PHILADELPHIA (February 5, 2020) –Roland L. Dunbrack Jr., PhD, director of the Molecular Modeling Facility at Fox Chase Cancer Center, published a study today in Nature Communications describing an expansion of his lab’s protein database. He believes the new data will help scientists access vast amounts of structural information that can be used to understand the properties of biological systems.
The researchers have added to the information available in their Protein Common Interface Database (ProtCID) to include data on the individual domain level, which greatly increases the number of large protein-protein clusters available in the database to researchers and scientists. Many proteins are composed of multiple, compact regions called domains, each of which may perform different functions.
“Proteins do most of the work in the human body … all the enzymes, all the structural proteins, they enable muscles to move, hormone signaling, help cells divide, copy DNA,” said Dunbrack. “They can only do that by interacting with other molecules: proteins with proteins, small molecules, and other DNA. Scientists need to know the structures of those interactions.”
An analogy for this mapping would be looking at the parts of a car, Dunbrack explained.
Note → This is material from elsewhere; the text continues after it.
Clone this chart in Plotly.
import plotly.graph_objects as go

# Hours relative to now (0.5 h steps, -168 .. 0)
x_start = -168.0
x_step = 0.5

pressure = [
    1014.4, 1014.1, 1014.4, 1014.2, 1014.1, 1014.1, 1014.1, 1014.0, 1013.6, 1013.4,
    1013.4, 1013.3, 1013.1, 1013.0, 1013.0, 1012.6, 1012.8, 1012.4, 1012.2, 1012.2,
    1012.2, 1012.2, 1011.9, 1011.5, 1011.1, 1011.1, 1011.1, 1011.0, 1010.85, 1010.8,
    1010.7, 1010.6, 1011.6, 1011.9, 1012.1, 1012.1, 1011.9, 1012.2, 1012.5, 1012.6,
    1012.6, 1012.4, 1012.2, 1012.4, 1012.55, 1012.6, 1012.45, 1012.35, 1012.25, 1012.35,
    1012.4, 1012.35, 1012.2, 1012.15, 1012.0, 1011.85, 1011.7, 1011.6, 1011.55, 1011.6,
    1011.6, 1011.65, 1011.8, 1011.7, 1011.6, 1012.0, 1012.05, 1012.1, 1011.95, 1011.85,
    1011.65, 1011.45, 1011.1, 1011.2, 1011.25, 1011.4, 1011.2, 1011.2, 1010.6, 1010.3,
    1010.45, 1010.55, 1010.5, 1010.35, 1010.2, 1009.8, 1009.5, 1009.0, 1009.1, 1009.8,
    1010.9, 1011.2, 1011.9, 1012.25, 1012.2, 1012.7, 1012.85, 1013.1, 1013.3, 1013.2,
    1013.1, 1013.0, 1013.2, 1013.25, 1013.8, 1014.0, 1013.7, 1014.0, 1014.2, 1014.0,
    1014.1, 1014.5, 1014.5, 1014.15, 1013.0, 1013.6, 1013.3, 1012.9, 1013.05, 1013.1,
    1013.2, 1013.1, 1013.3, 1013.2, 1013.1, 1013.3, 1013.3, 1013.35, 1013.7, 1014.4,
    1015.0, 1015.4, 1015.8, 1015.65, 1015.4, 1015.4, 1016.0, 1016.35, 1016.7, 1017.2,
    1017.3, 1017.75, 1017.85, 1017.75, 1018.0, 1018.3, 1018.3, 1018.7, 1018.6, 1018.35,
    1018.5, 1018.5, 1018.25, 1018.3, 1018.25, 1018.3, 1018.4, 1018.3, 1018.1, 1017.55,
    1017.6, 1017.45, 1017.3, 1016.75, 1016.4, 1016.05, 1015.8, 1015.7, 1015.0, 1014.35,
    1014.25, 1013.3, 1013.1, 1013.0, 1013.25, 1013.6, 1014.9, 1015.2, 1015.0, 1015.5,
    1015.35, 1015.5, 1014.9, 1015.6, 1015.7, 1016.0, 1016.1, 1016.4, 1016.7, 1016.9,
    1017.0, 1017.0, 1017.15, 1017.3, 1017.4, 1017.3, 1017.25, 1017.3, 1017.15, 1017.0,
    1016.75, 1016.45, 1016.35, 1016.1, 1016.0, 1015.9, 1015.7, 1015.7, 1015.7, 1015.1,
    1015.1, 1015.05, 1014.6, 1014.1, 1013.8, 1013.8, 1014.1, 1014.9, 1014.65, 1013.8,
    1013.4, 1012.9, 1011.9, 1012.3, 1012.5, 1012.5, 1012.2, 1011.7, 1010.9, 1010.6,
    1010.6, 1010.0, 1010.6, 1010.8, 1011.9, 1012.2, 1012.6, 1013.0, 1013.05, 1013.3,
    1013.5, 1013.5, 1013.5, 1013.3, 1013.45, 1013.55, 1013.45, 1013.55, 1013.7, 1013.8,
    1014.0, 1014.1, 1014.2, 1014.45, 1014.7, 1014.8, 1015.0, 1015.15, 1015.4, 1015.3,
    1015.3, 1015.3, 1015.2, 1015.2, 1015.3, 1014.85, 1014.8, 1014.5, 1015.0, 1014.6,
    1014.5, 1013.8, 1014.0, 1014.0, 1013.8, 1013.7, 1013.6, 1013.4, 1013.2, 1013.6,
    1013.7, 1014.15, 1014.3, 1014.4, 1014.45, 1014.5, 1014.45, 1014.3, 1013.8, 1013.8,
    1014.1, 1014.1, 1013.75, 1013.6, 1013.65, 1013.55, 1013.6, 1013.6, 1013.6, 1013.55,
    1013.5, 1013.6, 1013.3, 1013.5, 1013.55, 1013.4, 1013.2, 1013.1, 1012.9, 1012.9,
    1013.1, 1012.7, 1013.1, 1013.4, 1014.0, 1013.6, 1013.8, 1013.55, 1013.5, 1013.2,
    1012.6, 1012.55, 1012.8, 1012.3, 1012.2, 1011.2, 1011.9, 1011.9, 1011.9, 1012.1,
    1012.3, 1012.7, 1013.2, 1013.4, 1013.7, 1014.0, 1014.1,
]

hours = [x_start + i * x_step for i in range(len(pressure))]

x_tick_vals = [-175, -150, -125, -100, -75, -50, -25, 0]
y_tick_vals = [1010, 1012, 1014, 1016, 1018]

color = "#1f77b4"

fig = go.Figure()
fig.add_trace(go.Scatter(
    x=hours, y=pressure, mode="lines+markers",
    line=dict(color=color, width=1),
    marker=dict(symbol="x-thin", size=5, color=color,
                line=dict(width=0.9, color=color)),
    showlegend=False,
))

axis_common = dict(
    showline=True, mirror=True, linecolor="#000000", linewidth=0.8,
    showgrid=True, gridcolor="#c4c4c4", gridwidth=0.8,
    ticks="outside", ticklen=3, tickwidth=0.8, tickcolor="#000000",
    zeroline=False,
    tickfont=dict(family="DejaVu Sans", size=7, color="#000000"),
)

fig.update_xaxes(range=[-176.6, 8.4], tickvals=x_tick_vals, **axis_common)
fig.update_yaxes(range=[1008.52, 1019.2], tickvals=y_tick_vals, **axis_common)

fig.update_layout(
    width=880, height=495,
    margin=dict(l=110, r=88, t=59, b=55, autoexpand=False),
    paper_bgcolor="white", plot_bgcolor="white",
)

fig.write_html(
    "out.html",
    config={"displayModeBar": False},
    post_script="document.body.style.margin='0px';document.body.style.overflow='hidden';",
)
A car could be taken apart and all of the parts listed and identified, but someone still needs to know how the parts fit together in order for the car to be put back together and for it to work.
In order to understand these interactions, it is often necessary to examine hundreds of structures of proteins available in the Protein Data Bank (PDB), a collaborative online effort involving a variety of institutions. However, this process can be difficult and time-consuming, Dunbrack said.
It is difficult for researchers—especially those who are not trained in structural bioinformatics—to access information on individual structures across all structures that are available on any one extensively studied protein or protein family, he added. In addition, the available annotations of the structures of protein assemblies in the PDB are estimated to be incorrect about 20 percent of the time, Dunbrack said.
“We wanted to come up with an approach that would help us fix the ones that were wrong and potentially generates new ideas,” he said.
ProtCID contains comprehensive, PDB-wide structural information on the proteins and individual protein domains with other molecules, including four types of interactions: chain interfaces, protein family domain interfaces, domain-peptide interfaces, and domain-ligand/nucleic acids interactions.
It also provides complete annotations of the members of each cluster for protein-protein interactions at the chain and domain levels, and for interactions of domains with peptides, ligands, and nucleic acids.
One of the most important aspects of the ProtCID website is that researchers can download the coordinates of structures and multiple structures at once, Dunbrack said. “On some sites that analyze protein interactions, if you want to get 50 structures related to a specific search, you would have to hit the download button 50 times,” he said. “We allow that to happen with one click.”
The paper, “ProtCID: A Data Resource for Structural Information on Protein Interactions,” appears in Nature Communications. The research was supported by a National Institutes of Health grant R35 GM122517.